Task details
Write out the material again exactly, please, and omit the pictures.

-- Start Material --

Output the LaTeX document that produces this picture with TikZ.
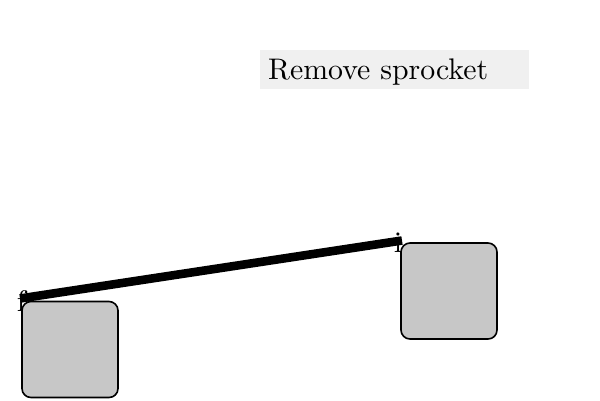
\documentclass[tikz,border=0pt]{standalone}
\font\lmbig="[lmroman10-regular.otf]" at 29.8bp
\begin{document}
\begin{tikzpicture}[x=1bp,y=-1bp,
  block/.style={draw=black,line width=1.6bp,fill=black!22,rounded corners=9bp,minimum width=96bp,minimum height=96bp,inner sep=0pt},
  caption/.style={fill=black!6,minimum width=269bp,minimum height=39bp,inner sep=0pt},
  captext/.style={inner sep=0pt,anchor=base west,font=\lmbig},
  endlabel/.style={inner sep=0pt,anchor=base,font=\lmbig},
  link/.style={line width=8.6bp,draw=black}]
\useasboundingbox (0,0) rectangle (600,400);
\node[caption] (cap) at (394.5,69.5) {};
\node[captext] (capt) at (268,79) {Remove sprocket};
\node[endlabel] (fl) at (21.5,311) {f};
\node[endlabel] (il) at (398,252) {i};
\node[block] (b1) at (70,349.5) {};
\node[block] (b2) at (449,291) {};
\coordinate (f) at (20,298.5);
\coordinate (i) at (402,240.5);
\draw[link] (f) -- (i);
\end{tikzpicture}
\end{document}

-- End Material --

Answer to this task
Output the LaTeX document that produces this picture with TikZ.
\documentclass[tikz,border=0pt]{standalone}
\font\lmbig="[lmroman10-regular.otf]" at 29.8bp
\begin{document}
\begin{tikzpicture}[x=1bp,y=-1bp,
  block/.style={draw=black,line width=1.6bp,fill=black!22,rounded corners=9bp,minimum width=96bp,minimum height=96bp,inner sep=0pt},
  caption/.style={fill=black!6,minimum width=269bp,minimum height=39bp,inner sep=0pt},
  captext/.style={inner sep=0pt,anchor=base west,font=\lmbig},
  endlabel/.style={inner sep=0pt,anchor=base,font=\lmbig},
  link/.style={line width=8.6bp,draw=black}]
\useasboundingbox (0,0) rectangle (600,400);
\node[caption] (cap) at (394.5,69.5) {};
\node[captext] (capt) at (268,79) {Remove sprocket};
\node[endlabel] (fl) at (21.5,311) {f};
\node[endlabel] (il) at (398,252) {i};
\node[block] (b1) at (70,349.5) {};
\node[block] (b2) at (449,291) {};
\coordinate (f) at (20,298.5);
\coordinate (i) at (402,240.5);
\draw[link] (f) -- (i);
\end{tikzpicture}
\end{document}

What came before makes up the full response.